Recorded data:
'''
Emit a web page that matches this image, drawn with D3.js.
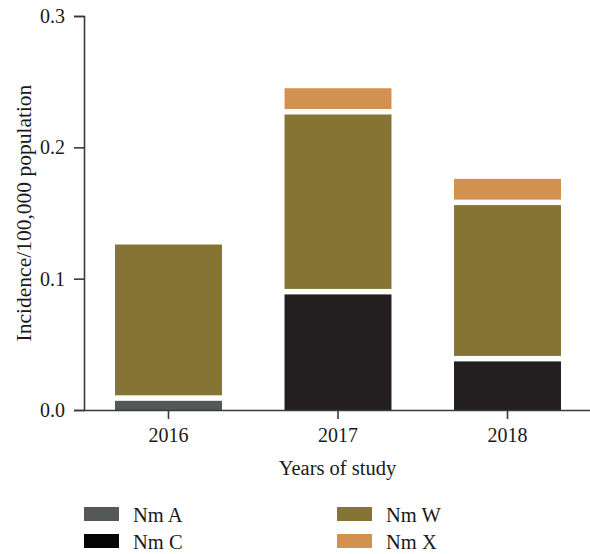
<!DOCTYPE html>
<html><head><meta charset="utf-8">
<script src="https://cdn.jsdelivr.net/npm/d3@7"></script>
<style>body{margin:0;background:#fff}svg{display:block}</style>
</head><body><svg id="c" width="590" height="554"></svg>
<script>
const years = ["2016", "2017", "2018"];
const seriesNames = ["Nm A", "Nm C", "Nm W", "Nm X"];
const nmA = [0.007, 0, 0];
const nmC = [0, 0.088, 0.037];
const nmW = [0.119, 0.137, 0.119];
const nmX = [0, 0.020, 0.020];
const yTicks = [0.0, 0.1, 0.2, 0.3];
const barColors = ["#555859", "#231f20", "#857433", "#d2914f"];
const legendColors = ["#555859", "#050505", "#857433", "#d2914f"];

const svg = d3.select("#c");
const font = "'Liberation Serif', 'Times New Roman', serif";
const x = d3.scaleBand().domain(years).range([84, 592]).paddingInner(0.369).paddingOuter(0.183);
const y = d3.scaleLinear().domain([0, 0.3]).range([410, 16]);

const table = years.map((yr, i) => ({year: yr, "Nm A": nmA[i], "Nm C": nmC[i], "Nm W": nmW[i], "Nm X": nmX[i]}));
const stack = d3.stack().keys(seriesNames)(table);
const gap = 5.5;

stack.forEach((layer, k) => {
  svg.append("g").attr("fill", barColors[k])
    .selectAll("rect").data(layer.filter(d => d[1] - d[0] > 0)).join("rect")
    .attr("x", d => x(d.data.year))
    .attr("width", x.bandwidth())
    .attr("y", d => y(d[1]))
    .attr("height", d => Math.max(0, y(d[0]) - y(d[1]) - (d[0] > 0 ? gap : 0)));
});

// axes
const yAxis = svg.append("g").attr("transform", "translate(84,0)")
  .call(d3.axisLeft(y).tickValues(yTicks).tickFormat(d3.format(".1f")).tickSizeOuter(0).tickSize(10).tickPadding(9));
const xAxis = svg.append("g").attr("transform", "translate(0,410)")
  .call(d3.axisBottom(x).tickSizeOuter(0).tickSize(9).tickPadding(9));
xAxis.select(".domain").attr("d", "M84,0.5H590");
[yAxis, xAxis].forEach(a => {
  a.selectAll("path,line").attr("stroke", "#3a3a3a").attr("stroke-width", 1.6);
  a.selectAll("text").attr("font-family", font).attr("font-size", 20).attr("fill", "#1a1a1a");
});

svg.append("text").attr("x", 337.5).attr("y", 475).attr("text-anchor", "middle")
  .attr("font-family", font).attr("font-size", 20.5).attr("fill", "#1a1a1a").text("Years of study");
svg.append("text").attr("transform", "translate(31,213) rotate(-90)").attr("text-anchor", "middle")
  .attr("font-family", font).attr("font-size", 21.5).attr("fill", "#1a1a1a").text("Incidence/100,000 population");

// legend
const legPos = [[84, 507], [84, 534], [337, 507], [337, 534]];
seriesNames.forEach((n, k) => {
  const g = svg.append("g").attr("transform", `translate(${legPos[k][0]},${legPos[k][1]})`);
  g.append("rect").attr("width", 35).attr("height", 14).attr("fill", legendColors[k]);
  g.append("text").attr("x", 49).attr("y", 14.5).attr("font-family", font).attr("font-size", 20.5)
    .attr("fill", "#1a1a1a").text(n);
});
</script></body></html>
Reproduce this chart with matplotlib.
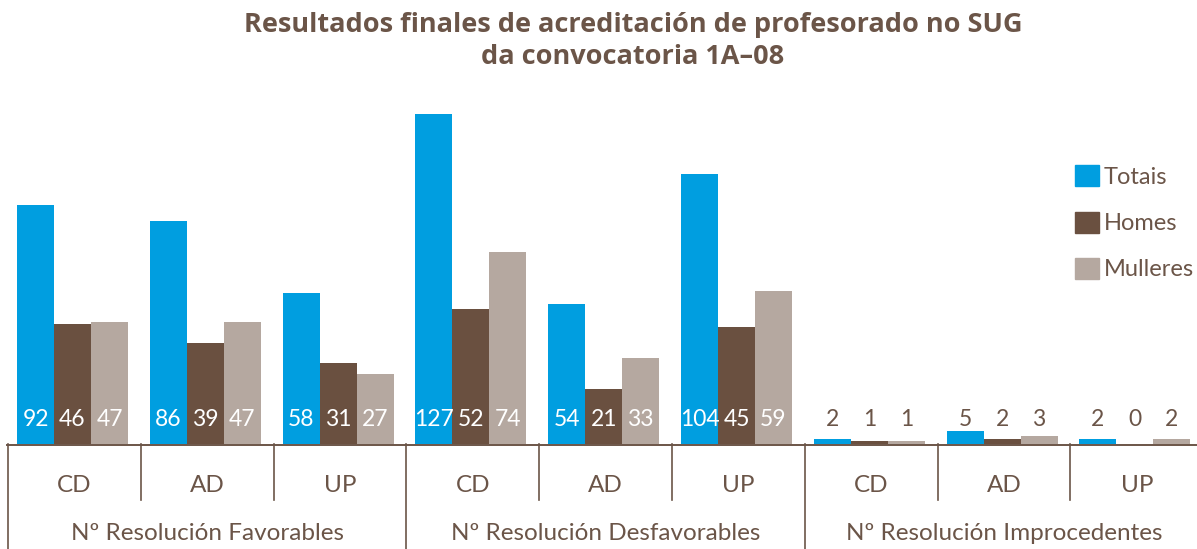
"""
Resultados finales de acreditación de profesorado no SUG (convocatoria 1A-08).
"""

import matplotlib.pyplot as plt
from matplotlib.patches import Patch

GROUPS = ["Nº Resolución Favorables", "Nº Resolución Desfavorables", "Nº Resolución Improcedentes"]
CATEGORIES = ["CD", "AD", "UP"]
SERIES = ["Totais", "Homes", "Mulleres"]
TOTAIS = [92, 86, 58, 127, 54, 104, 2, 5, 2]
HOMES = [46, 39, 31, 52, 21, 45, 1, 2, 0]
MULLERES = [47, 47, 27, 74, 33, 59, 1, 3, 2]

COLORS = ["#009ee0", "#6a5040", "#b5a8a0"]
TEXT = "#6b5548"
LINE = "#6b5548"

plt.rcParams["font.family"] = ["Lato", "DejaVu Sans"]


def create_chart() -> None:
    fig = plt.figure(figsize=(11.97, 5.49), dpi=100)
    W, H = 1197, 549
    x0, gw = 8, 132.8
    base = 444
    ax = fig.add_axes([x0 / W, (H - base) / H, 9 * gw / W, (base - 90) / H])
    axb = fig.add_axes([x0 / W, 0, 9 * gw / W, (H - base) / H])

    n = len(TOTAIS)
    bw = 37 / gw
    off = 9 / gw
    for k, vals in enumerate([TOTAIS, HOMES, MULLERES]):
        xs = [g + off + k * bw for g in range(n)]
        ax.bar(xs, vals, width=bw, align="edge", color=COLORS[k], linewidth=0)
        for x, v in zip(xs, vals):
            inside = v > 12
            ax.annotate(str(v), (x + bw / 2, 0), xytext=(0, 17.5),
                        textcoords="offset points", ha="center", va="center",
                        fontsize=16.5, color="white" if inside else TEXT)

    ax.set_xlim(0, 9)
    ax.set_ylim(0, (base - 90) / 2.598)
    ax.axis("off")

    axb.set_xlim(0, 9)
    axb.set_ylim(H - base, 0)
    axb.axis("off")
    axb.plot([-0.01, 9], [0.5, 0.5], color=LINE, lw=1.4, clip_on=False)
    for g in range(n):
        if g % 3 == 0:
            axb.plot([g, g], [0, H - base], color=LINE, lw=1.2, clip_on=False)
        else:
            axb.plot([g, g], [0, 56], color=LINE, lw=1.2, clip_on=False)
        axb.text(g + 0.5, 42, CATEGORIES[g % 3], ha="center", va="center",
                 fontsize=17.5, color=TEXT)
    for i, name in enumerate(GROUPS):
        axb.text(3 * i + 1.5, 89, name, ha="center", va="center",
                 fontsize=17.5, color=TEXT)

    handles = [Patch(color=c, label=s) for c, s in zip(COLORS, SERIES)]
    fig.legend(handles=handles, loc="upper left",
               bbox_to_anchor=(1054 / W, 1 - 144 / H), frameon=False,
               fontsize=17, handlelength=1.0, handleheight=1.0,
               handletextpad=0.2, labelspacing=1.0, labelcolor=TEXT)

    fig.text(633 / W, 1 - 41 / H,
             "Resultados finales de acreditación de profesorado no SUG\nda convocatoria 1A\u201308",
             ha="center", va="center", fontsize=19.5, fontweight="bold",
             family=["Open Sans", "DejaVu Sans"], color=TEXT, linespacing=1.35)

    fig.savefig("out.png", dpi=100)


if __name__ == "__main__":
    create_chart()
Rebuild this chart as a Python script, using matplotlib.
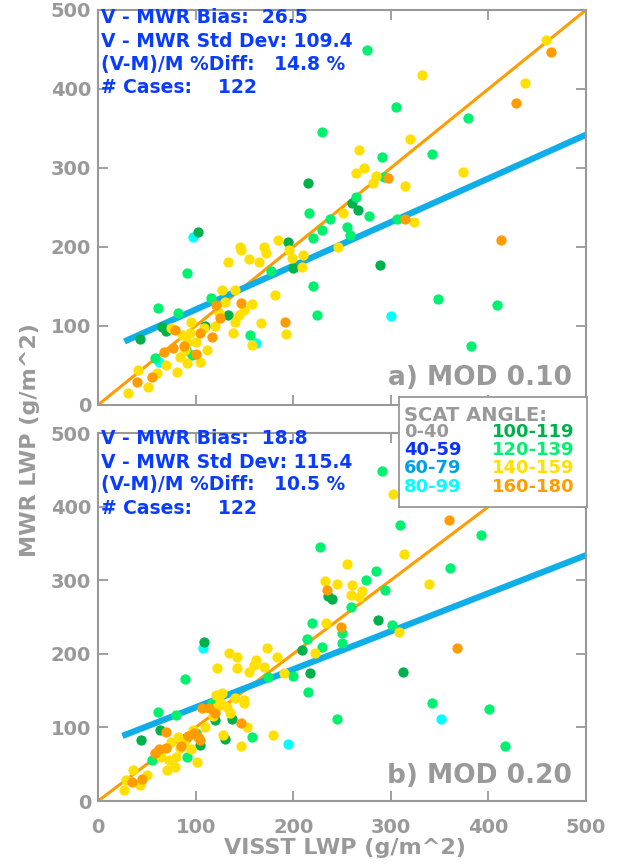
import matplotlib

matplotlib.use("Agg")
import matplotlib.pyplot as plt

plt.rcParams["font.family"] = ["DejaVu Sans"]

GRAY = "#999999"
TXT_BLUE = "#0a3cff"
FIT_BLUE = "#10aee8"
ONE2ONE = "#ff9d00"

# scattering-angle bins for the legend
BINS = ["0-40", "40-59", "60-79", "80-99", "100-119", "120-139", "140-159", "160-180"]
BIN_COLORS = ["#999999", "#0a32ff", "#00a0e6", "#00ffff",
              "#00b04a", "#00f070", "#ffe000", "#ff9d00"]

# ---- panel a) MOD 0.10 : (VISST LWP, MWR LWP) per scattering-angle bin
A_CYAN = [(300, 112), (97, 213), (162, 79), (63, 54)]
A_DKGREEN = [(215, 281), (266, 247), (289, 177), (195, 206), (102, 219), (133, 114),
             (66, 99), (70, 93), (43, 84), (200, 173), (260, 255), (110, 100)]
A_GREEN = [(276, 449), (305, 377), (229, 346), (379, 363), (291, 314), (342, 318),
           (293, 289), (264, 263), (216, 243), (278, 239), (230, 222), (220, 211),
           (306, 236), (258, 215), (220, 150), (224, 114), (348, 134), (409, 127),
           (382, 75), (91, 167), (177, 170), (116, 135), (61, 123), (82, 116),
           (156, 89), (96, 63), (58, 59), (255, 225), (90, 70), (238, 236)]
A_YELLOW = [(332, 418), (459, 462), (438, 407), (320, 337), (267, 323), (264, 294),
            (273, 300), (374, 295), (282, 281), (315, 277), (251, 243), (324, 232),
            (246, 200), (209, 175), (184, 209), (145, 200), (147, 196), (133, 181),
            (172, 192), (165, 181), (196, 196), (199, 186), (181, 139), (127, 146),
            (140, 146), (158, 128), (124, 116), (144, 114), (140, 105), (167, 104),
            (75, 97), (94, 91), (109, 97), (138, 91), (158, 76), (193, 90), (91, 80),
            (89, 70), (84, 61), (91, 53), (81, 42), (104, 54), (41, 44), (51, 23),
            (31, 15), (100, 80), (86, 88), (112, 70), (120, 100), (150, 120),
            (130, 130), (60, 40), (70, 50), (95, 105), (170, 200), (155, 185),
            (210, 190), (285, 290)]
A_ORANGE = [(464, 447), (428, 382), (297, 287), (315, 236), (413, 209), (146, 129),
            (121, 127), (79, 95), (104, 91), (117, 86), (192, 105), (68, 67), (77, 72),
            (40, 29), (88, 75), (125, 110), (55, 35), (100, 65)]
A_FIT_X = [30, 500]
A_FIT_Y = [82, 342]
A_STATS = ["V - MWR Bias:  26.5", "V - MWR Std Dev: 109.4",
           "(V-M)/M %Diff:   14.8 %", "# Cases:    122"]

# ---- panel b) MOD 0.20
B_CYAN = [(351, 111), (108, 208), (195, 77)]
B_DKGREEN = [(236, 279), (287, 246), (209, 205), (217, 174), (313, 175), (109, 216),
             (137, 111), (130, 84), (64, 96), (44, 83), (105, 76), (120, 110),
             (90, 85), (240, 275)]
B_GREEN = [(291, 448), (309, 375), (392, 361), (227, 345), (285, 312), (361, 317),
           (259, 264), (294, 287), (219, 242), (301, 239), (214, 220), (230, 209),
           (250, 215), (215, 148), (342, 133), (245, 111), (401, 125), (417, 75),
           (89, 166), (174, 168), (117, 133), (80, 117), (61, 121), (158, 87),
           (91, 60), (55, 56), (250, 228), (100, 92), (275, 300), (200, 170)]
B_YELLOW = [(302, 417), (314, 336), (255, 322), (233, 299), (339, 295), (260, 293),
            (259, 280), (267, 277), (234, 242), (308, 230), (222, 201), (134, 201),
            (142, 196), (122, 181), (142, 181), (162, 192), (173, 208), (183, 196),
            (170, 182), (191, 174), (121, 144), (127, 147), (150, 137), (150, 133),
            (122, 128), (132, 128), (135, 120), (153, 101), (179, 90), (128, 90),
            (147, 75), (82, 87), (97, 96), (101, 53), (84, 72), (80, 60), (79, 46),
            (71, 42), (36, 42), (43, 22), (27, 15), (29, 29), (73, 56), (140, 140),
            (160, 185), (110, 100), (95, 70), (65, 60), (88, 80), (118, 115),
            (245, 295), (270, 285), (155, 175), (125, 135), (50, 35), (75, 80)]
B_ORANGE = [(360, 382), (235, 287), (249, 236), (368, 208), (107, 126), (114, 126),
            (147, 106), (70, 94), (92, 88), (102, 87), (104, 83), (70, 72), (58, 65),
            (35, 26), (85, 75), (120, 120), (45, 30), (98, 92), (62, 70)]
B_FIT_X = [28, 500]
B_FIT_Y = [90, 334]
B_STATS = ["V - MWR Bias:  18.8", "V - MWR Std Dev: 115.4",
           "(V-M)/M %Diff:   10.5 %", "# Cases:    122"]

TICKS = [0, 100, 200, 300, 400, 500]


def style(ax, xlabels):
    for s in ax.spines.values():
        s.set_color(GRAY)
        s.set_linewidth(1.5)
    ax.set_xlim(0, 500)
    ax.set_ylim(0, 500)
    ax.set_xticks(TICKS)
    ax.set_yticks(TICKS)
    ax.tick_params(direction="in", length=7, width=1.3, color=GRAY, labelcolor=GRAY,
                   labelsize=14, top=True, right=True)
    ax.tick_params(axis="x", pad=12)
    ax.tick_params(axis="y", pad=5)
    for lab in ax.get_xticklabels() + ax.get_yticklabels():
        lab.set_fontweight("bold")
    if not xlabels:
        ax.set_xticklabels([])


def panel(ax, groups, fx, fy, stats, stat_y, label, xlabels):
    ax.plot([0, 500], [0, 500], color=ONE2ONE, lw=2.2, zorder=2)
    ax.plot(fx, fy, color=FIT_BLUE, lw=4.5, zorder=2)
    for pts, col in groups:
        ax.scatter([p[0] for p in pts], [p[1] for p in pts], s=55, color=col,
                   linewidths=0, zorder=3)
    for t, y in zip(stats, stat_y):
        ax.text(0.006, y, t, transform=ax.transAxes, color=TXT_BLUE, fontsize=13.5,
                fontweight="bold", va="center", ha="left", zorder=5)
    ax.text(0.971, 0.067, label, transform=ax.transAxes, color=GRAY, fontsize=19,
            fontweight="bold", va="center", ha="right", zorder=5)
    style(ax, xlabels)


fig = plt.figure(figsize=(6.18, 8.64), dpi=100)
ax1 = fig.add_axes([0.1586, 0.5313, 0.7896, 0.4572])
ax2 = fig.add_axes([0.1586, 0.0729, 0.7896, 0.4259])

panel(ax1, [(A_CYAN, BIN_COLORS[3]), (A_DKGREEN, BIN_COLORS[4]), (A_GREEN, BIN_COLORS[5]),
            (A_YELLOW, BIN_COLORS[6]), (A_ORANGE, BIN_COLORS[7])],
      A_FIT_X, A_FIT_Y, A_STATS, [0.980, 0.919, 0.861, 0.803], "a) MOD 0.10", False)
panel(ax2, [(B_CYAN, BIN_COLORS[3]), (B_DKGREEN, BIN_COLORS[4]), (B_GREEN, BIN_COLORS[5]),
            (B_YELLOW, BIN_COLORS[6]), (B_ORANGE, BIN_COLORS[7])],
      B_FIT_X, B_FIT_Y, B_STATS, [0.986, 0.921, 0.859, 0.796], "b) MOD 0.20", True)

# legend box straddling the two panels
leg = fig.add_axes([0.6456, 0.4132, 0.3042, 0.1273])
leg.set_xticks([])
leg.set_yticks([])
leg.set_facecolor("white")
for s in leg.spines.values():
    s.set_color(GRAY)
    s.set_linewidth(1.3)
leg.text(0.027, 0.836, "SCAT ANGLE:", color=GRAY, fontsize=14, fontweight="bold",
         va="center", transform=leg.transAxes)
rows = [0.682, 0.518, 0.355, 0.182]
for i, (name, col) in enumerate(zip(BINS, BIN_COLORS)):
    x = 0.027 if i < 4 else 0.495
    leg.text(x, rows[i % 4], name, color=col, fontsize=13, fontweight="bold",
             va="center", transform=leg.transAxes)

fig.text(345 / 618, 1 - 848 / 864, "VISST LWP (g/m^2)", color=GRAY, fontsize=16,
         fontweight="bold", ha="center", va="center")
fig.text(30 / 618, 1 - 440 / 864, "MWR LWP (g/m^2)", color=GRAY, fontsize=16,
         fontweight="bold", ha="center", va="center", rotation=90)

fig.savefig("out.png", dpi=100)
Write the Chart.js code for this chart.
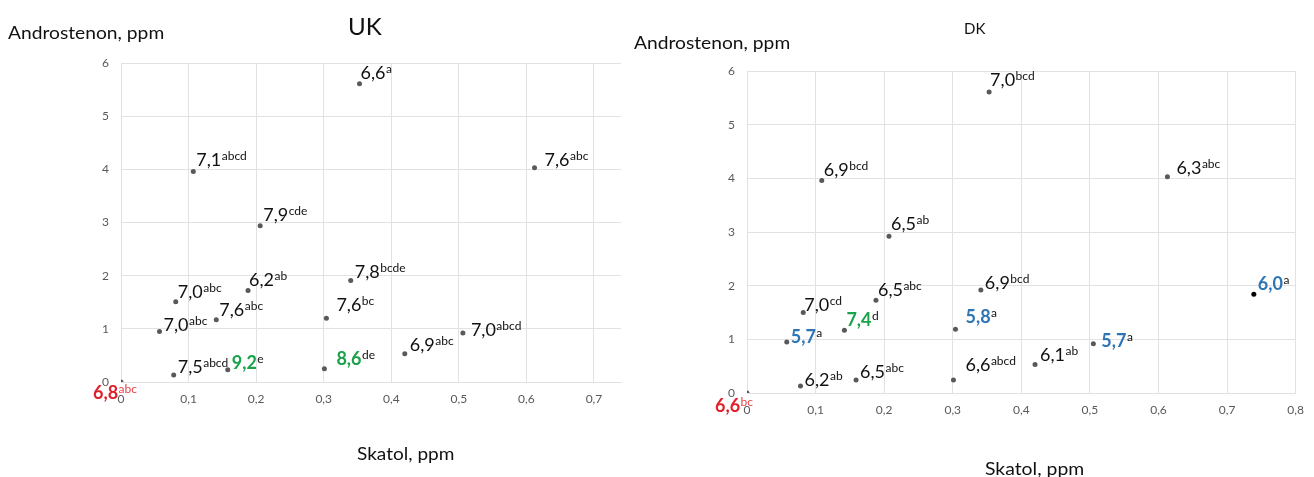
'''
WRITTEN EXERCISE: Starting at the first line of the entries, restate word for word everything through the line that holds "const gap = 5.5;", both ends included, but omit any pictures.

RESPONSE:
Emit a web page that matches this image, drawn with D3.js.
<!DOCTYPE html>
<html><head><meta charset="utf-8">
<script src="https://cdn.jsdelivr.net/npm/d3@7"></script>
<style>body{margin:0;background:#fff}svg{display:block}</style>
</head><body><svg id="c" width="590" height="554"></svg>
<script>
const years = ["2016", "2017", "2018"];
const seriesNames = ["Nm A", "Nm C", "Nm W", "Nm X"];
const nmA = [0.007, 0, 0];
const nmC = [0, 0.088, 0.037];
const nmW = [0.119, 0.137, 0.119];
const nmX = [0, 0.020, 0.020];
const yTicks = [0.0, 0.1, 0.2, 0.3];
const barColors = ["#555859", "#231f20", "#857433", "#d2914f"];
const legendColors = ["#555859", "#050505", "#857433", "#d2914f"];

const svg = d3.select("#c");
const font = "'Liberation Serif', 'Times New Roman', serif";
const x = d3.scaleBand().domain(years).range([84, 592]).paddingInner(0.369).paddingOuter(0.183);
const y = d3.scaleLinear().domain([0, 0.3]).range([410, 16]);

const table = years.map((yr, i) => ({year: yr, "Nm A": nmA[i], "Nm C": nmC[i], "Nm W": nmW[i], "Nm X": nmX[i]}));
const stack = d3.stack().keys(seriesNames)(table);
const gap = 5.5;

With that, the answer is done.